Goal:
Reproduce each line of the material exactly, minus any picture.

Dataset section:
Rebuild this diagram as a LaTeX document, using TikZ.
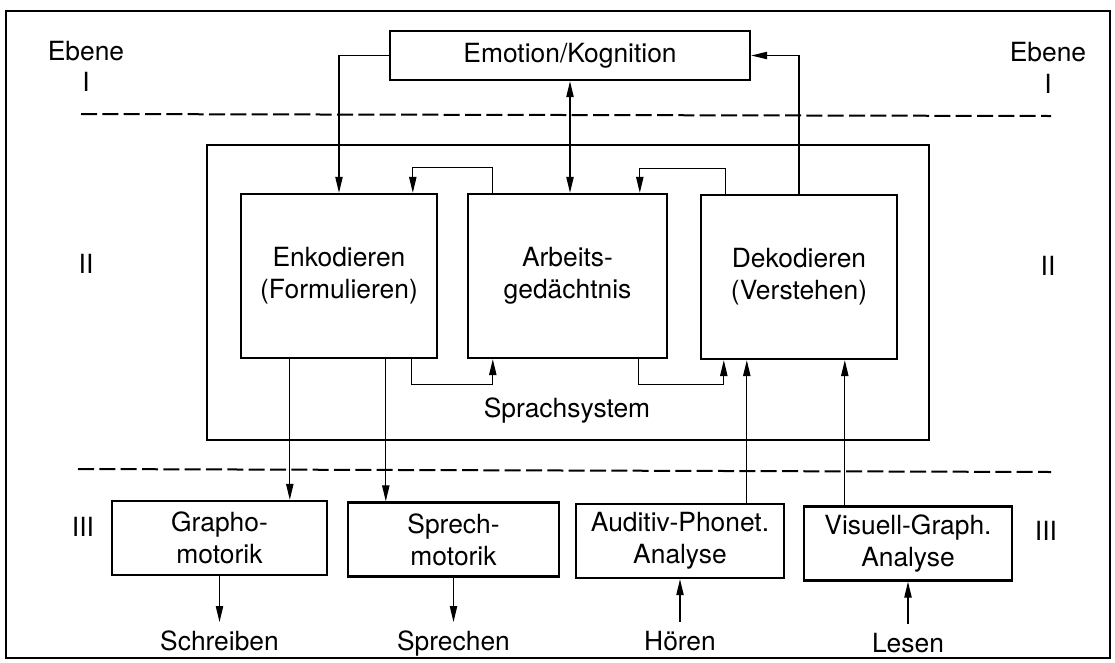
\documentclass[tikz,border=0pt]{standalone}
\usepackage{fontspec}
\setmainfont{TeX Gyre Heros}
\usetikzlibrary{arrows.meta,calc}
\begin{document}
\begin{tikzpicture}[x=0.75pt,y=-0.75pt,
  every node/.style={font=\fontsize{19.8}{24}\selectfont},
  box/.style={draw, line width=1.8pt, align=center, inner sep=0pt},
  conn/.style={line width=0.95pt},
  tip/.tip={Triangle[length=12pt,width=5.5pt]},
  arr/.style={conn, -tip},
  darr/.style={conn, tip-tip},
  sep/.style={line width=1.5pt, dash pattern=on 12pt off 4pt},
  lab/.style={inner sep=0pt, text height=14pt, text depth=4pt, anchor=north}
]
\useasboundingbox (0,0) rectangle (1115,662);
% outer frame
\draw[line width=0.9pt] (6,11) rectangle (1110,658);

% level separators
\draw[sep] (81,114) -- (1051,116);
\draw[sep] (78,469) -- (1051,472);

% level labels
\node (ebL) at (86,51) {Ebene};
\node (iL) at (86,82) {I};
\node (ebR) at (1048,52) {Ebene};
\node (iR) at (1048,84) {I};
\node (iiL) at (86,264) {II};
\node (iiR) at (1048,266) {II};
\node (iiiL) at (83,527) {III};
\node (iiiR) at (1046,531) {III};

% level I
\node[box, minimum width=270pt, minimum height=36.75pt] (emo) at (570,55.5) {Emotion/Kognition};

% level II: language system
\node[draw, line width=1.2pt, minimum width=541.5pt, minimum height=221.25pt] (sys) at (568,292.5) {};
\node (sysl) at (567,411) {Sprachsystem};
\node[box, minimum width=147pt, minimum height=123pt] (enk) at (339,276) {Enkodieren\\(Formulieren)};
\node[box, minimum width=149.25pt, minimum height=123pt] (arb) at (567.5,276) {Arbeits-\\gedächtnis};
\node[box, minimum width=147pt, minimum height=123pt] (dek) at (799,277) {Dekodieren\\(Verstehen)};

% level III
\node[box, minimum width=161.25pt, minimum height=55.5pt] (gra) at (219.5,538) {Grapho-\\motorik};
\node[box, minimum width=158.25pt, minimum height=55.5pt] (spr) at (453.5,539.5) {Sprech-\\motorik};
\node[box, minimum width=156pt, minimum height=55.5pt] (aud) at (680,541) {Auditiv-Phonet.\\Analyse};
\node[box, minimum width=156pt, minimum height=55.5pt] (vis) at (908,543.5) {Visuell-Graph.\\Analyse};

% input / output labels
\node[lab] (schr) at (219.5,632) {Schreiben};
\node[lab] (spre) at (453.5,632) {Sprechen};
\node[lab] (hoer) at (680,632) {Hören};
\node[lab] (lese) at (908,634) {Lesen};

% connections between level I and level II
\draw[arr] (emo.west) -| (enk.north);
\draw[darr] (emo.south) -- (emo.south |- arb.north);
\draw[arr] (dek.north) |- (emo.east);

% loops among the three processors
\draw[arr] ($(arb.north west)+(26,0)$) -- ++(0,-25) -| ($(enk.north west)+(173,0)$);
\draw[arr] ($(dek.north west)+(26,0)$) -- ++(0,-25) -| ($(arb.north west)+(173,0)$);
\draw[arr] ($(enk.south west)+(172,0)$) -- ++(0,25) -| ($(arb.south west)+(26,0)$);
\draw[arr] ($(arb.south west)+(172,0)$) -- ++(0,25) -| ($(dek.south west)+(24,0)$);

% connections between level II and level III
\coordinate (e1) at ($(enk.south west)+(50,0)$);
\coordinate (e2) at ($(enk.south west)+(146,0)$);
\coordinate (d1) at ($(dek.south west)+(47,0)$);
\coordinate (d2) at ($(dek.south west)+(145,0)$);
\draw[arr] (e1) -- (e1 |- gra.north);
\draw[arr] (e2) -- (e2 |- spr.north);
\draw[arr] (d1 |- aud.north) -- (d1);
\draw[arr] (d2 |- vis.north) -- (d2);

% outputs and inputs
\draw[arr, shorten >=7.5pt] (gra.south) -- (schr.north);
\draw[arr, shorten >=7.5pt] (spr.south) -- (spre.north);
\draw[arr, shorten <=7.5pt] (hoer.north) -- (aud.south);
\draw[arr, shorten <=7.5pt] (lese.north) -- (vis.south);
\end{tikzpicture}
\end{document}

Full solution:
Rebuild this diagram as a LaTeX document, using TikZ.
\documentclass[tikz,border=0pt]{standalone}
\usepackage{fontspec}
\setmainfont{TeX Gyre Heros}
\usetikzlibrary{arrows.meta,calc}
\begin{document}
\begin{tikzpicture}[x=0.75pt,y=-0.75pt,
  every node/.style={font=\fontsize{19.8}{24}\selectfont},
  box/.style={draw, line width=1.8pt, align=center, inner sep=0pt},
  conn/.style={line width=0.95pt},
  tip/.tip={Triangle[length=12pt,width=5.5pt]},
  arr/.style={conn, -tip},
  darr/.style={conn, tip-tip},
  sep/.style={line width=1.5pt, dash pattern=on 12pt off 4pt},
  lab/.style={inner sep=0pt, text height=14pt, text depth=4pt, anchor=north}
]
\useasboundingbox (0,0) rectangle (1115,662);
% outer frame
\draw[line width=0.9pt] (6,11) rectangle (1110,658);

% level separators
\draw[sep] (81,114) -- (1051,116);
\draw[sep] (78,469) -- (1051,472);

% level labels
\node (ebL) at (86,51) {Ebene};
\node (iL) at (86,82) {I};
\node (ebR) at (1048,52) {Ebene};
\node (iR) at (1048,84) {I};
\node (iiL) at (86,264) {II};
\node (iiR) at (1048,266) {II};
\node (iiiL) at (83,527) {III};
\node (iiiR) at (1046,531) {III};

% level I
\node[box, minimum width=270pt, minimum height=36.75pt] (emo) at (570,55.5) {Emotion/Kognition};

% level II: language system
\node[draw, line width=1.2pt, minimum width=541.5pt, minimum height=221.25pt] (sys) at (568,292.5) {};
\node (sysl) at (567,411) {Sprachsystem};
\node[box, minimum width=147pt, minimum height=123pt] (enk) at (339,276) {Enkodieren\\(Formulieren)};
\node[box, minimum width=149.25pt, minimum height=123pt] (arb) at (567.5,276) {Arbeits-\\gedächtnis};
\node[box, minimum width=147pt, minimum height=123pt] (dek) at (799,277) {Dekodieren\\(Verstehen)};

% level III
\node[box, minimum width=161.25pt, minimum height=55.5pt] (gra) at (219.5,538) {Grapho-\\motorik};
\node[box, minimum width=158.25pt, minimum height=55.5pt] (spr) at (453.5,539.5) {Sprech-\\motorik};
\node[box, minimum width=156pt, minimum height=55.5pt] (aud) at (680,541) {Auditiv-Phonet.\\Analyse};
\node[box, minimum width=156pt, minimum height=55.5pt] (vis) at (908,543.5) {Visuell-Graph.\\Analyse};

% input / output labels
\node[lab] (schr) at (219.5,632) {Schreiben};
\node[lab] (spre) at (453.5,632) {Sprechen};
\node[lab] (hoer) at (680,632) {Hören};
\node[lab] (lese) at (908,634) {Lesen};

% connections between level I and level II
\draw[arr] (emo.west) -| (enk.north);
\draw[darr] (emo.south) -- (emo.south |- arb.north);
\draw[arr] (dek.north) |- (emo.east);

% loops among the three processors
\draw[arr] ($(arb.north west)+(26,0)$) -- ++(0,-25) -| ($(enk.north west)+(173,0)$);
\draw[arr] ($(dek.north west)+(26,0)$) -- ++(0,-25) -| ($(arb.north west)+(173,0)$);
\draw[arr] ($(enk.south west)+(172,0)$) -- ++(0,25) -| ($(arb.south west)+(26,0)$);
\draw[arr] ($(arb.south west)+(172,0)$) -- ++(0,25) -| ($(dek.south west)+(24,0)$);

% connections between level II and level III
\coordinate (e1) at ($(enk.south west)+(50,0)$);
\coordinate (e2) at ($(enk.south west)+(146,0)$);
\coordinate (d1) at ($(dek.south west)+(47,0)$);
\coordinate (d2) at ($(dek.south west)+(145,0)$);
\draw[arr] (e1) -- (e1 |- gra.north);
\draw[arr] (e2) -- (e2 |- spr.north);
\draw[arr] (d1 |- aud.north) -- (d1);
\draw[arr] (d2 |- vis.north) -- (d2);

% outputs and inputs
\draw[arr, shorten >=7.5pt] (gra.south) -- (schr.north);
\draw[arr, shorten >=7.5pt] (spr.south) -- (spre.north);
\draw[arr, shorten <=7.5pt] (hoer.north) -- (aud.south);
\draw[arr, shorten <=7.5pt] (lese.north) -- (vis.south);
\end{tikzpicture}
\end{document}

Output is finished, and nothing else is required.